What are you supposed to be?
That’s a hard thing to hear when you’re wearing what you consider to be a brilliant Halloween costume. I encountered it young, when in first grade, I saw so many friends dressed as Cinderella in her baby blue ball gown and I wondered why no one ever dressed as Cinderella *before* the ball. I mean, she was still a princess inside. So that was my costume. Sweatpants, an apron and soot on my face. I thought it was a real winner.
Surprise: No one got it and all day I had to explain it over and over. Looking at pictures my parents took at the school party (my mom must’ve been the PTA volunteer) I realize I just looked dirty.
A few years later, in 1977, when Star Wars came out, my dad thought he’d help me with my costume, which he determined should be Darth Vader. I had a Darth T-shirt and he got me some items from Dravo, where he worked. He gave me a green paint respirator and a long raincoat—in bright yellow. I’m pretty sure you can figure out what I heard all night. I looked like a hazmat responder with good taste in movies.
Fast forward to the early ’90s and my husband, Myles, and I went to a party at Donzi’s for the radio station I worked for at the time. Radio station employees are highly creative so this was going to be tough. I mean, our morning show went as KISS, complete with silver makeup and leather codpieces.
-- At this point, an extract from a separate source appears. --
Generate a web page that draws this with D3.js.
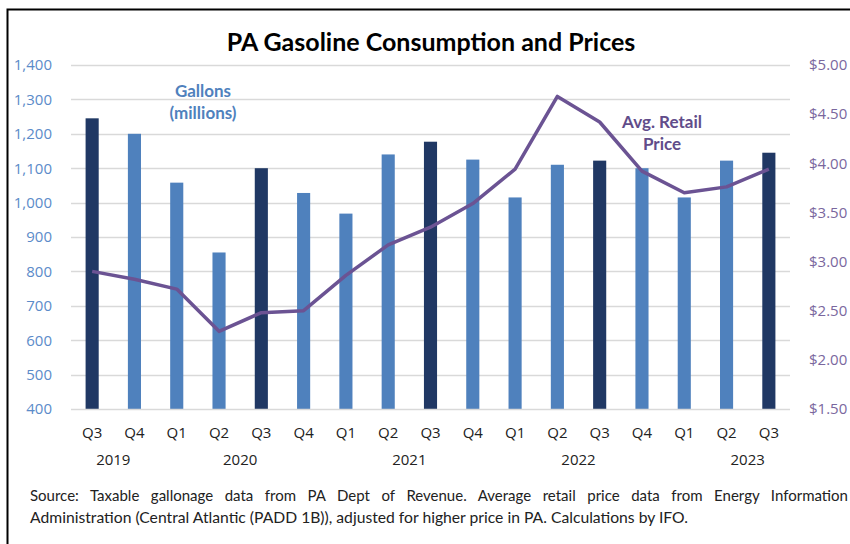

I went as a flight attendant in a blue skirt suit and Myles was a barf bag, made out of a huge, white piece of cardboard. Everyone knew instantly what we were. We took it as a win until a large group of flight attendants from USAir stopped in front of us and told us it was “definitely not funny.” So now, we were offensive. Great.
So it was with mixed pride and concern that I helped my son prepare for his favorite costume in elementary school: Jim Cantore from the Weather Channel. I thought I made it easy by buying him a Weather Channel windbreaker, which worked perfectly because that Halloween was freezing. An umbrella with some “fronts” hanging from it and a microphone with the Weather Channel logo…and I thought he was set. Perhaps he went astray by not donning a bald head cap because still, we heard many stand in their doors and say “Who are you?”
I suspect this Halloween, the creativity will be in full swing. Let’s embrace the costumes that took extra thought, extra time and maybe an extra few minutes to explain. It’s probably the most fun we’ll all have in masks for a while.